Directions for this task |
Leave the pictures out, and retype all of the material exactly as written.

Data |
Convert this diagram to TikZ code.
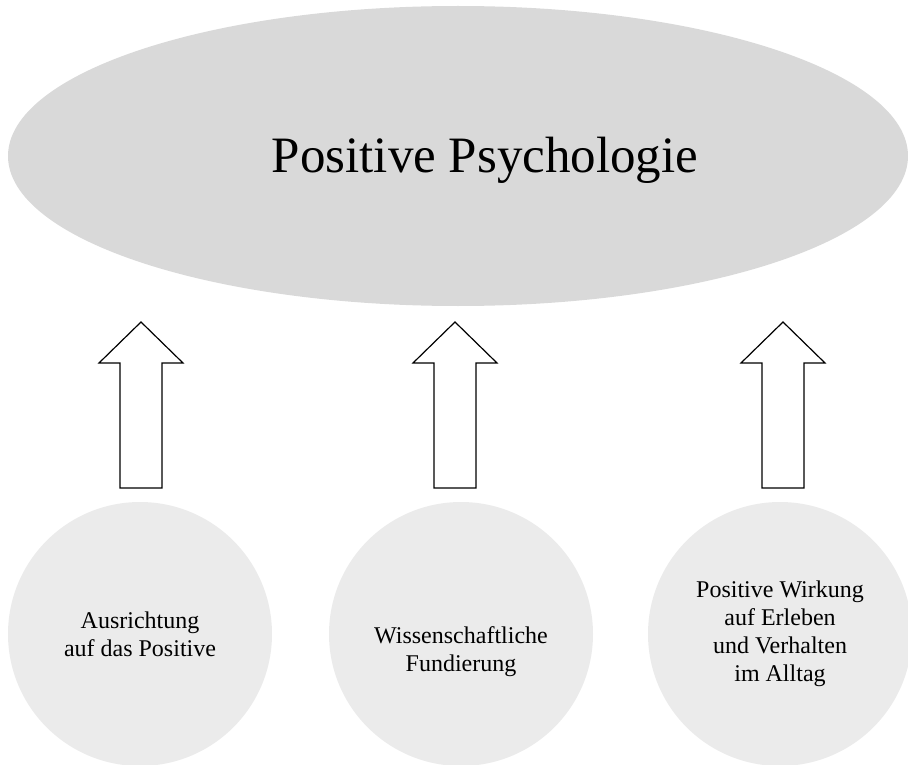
\documentclass[tikz,border=0pt]{standalone}
\usepackage{fontspec}
\setmainfont{Liberation Serif}
\usetikzlibrary{shapes.geometric}
\definecolor{ellgray}{HTML}{D9D9D9}
\definecolor{circgray}{HTML}{EBEBEB}
\tikzset{
  topic/.style={ellipse, fill=ellgray, minimum width=900pt, minimum height=300pt, inner sep=0pt},
  pillar/.style={circle, fill=circgray, minimum size=264pt, inner sep=0pt, align=center, font=\fontsize{24}{28}\selectfont},
  uparrow/.style={draw=black, line width=1.2pt, fill=white, line join=miter}
}
\begin{document}
\begin{tikzpicture}[x=1pt, y=-1pt]
    \useasboundingbox (0,0) rectangle (908,765);
    % Ellipse
    \node[topic] (psy) at (458,156) {};
    \node[anchor=base, font=\fontsize{51}{60}\selectfont] (title) at (485,172) {Positive Psychologie};

    % Circles
    \node[pillar] (c1) at (140,634) {Ausrichtung\\auf das Positive};
    \node[pillar] (c2) at (461,634) {\strut\\Wissenschaftliche\\Fundierung\\[-28pt]};
    \node[pillar] (c3) at (780,634) {Positive Wirkung\\auf Erleben\\und Verhalten\\im Alltag};

    % Arrows
    \foreach \x in {141,455,783}
    \draw[uparrow] (\x,322) -- ++(42,41) -- ++(-21,0) -- ++(0,125) -- ++(-42,0) -- ++(0,-125) -- ++(-21,0) -- cycle;
\end{tikzpicture}
\end{document}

In response |
Convert this diagram to TikZ code.
\documentclass[tikz,border=0pt]{standalone}
\usepackage{fontspec}
\setmainfont{Liberation Serif}
\usetikzlibrary{shapes.geometric}
\definecolor{ellgray}{HTML}{D9D9D9}
\definecolor{circgray}{HTML}{EBEBEB}
\tikzset{
  topic/.style={ellipse, fill=ellgray, minimum width=900pt, minimum height=300pt, inner sep=0pt},
  pillar/.style={circle, fill=circgray, minimum size=264pt, inner sep=0pt, align=center, font=\fontsize{24}{28}\selectfont},
  uparrow/.style={draw=black, line width=1.2pt, fill=white, line join=miter}
}
\begin{document}
\begin{tikzpicture}[x=1pt, y=-1pt]
    \useasboundingbox (0,0) rectangle (908,765);
    % Ellipse
    \node[topic] (psy) at (458,156) {};
    \node[anchor=base, font=\fontsize{51}{60}\selectfont] (title) at (485,172) {Positive Psychologie};

    % Circles
    \node[pillar] (c1) at (140,634) {Ausrichtung\\auf das Positive};
    \node[pillar] (c2) at (461,634) {\strut\\Wissenschaftliche\\Fundierung\\[-28pt]};
    \node[pillar] (c3) at (780,634) {Positive Wirkung\\auf Erleben\\und Verhalten\\im Alltag};

    % Arrows
    \foreach \x in {141,455,783}
    \draw[uparrow] (\x,322) -- ++(42,41) -- ++(-21,0) -- ++(0,125) -- ++(-42,0) -- ++(0,-125) -- ++(-21,0) -- cycle;
\end{tikzpicture}
\end{document}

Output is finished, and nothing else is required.